--- BEGIN ---

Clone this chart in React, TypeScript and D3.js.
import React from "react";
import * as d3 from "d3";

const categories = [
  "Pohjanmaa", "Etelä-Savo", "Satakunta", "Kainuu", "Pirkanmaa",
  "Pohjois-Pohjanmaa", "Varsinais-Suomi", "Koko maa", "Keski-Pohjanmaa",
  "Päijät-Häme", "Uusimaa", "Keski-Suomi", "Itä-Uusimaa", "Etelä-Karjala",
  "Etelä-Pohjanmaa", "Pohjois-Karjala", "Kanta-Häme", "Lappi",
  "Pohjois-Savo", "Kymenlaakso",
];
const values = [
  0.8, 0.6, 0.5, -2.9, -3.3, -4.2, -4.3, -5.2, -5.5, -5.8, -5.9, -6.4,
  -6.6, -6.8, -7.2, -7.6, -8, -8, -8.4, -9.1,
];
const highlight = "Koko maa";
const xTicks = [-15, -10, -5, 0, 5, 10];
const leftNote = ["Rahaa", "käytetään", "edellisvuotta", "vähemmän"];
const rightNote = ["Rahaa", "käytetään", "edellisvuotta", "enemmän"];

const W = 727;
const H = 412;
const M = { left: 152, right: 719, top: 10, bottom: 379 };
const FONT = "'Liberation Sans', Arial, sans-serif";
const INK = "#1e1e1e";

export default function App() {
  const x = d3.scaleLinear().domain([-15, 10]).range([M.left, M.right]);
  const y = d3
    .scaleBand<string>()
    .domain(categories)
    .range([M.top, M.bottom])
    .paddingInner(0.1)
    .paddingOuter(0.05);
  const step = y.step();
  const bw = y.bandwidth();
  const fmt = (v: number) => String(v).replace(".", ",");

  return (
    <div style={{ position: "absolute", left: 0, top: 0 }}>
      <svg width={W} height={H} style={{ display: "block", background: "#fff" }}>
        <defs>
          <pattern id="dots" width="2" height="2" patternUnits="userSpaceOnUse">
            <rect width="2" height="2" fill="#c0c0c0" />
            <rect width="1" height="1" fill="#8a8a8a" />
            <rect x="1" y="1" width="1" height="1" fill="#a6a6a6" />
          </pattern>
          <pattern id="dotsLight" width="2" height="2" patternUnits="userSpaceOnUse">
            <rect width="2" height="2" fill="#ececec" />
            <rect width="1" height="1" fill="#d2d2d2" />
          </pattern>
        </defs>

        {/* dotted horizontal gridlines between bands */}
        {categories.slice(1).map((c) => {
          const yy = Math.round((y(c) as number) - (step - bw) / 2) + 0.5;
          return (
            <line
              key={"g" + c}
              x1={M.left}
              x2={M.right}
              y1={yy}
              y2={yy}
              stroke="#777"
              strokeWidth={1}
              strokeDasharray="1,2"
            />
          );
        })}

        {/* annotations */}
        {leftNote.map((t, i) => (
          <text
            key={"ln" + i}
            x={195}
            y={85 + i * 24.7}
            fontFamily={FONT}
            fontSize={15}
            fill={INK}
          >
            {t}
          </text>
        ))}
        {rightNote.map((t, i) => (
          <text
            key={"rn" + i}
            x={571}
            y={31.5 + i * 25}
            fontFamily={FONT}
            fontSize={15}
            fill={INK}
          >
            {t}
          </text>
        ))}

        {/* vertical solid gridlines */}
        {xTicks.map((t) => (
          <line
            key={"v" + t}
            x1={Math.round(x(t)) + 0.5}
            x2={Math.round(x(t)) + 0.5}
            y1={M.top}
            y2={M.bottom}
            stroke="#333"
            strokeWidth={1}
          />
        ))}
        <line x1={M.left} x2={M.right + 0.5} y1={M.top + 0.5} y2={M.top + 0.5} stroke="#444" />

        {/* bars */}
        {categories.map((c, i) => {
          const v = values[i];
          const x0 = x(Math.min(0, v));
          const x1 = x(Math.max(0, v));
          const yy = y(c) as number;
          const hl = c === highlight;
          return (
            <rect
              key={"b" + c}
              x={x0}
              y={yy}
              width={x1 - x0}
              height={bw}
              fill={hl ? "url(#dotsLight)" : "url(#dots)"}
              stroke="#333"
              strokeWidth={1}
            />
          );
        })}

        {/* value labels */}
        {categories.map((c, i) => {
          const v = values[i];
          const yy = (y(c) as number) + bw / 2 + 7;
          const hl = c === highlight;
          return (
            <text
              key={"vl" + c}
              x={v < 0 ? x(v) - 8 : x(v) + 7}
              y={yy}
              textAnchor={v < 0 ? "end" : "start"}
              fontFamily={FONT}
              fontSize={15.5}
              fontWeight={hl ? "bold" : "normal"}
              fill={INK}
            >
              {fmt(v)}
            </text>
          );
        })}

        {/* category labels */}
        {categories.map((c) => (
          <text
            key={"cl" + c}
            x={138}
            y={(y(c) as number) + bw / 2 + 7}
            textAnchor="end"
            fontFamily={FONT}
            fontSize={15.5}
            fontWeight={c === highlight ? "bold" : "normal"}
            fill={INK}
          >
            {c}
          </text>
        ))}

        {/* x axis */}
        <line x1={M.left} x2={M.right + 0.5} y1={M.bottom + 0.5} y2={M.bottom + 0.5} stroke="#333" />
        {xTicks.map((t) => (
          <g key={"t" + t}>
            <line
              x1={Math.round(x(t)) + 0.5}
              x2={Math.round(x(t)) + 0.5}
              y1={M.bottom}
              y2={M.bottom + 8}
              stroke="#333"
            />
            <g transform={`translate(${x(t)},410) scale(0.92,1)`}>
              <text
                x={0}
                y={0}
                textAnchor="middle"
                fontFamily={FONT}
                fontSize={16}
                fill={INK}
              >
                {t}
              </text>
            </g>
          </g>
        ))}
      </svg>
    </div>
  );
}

--- END ---

**Exercise task**
Please print the material above exactly as it appears, from its first line through the line containing "const fmt = (v: number)", inclusive, and stop there.

**Completed task**
Clone this chart in React, TypeScript and D3.js.
import React from "react";
import * as d3 from "d3";

const categories = [
  "Pohjanmaa", "Etelä-Savo", "Satakunta", "Kainuu", "Pirkanmaa",
  "Pohjois-Pohjanmaa", "Varsinais-Suomi", "Koko maa", "Keski-Pohjanmaa",
  "Päijät-Häme", "Uusimaa", "Keski-Suomi", "Itä-Uusimaa", "Etelä-Karjala",
  "Etelä-Pohjanmaa", "Pohjois-Karjala", "Kanta-Häme", "Lappi",
  "Pohjois-Savo", "Kymenlaakso",
];
const values = [
  0.8, 0.6, 0.5, -2.9, -3.3, -4.2, -4.3, -5.2, -5.5, -5.8, -5.9, -6.4,
  -6.6, -6.8, -7.2, -7.6, -8, -8, -8.4, -9.1,
];
const highlight = "Koko maa";
const xTicks = [-15, -10, -5, 0, 5, 10];
const leftNote = ["Rahaa", "käytetään", "edellisvuotta", "vähemmän"];
const rightNote = ["Rahaa", "käytetään", "edellisvuotta", "enemmän"];

const W = 727;
const H = 412;
const M = { left: 152, right: 719, top: 10, bottom: 379 };
const FONT = "'Liberation Sans', Arial, sans-serif";
const INK = "#1e1e1e";

export default function App() {
  const x = d3.scaleLinear().domain([-15, 10]).range([M.left, M.right]);
  const y = d3
    .scaleBand<string>()
    .domain(categories)
    .range([M.top, M.bottom])
    .paddingInner(0.1)
    .paddingOuter(0.05);
  const step = y.step();
  const bw = y.bandwidth();
  const fmt = (v: number) => String(v).replace(".", ",");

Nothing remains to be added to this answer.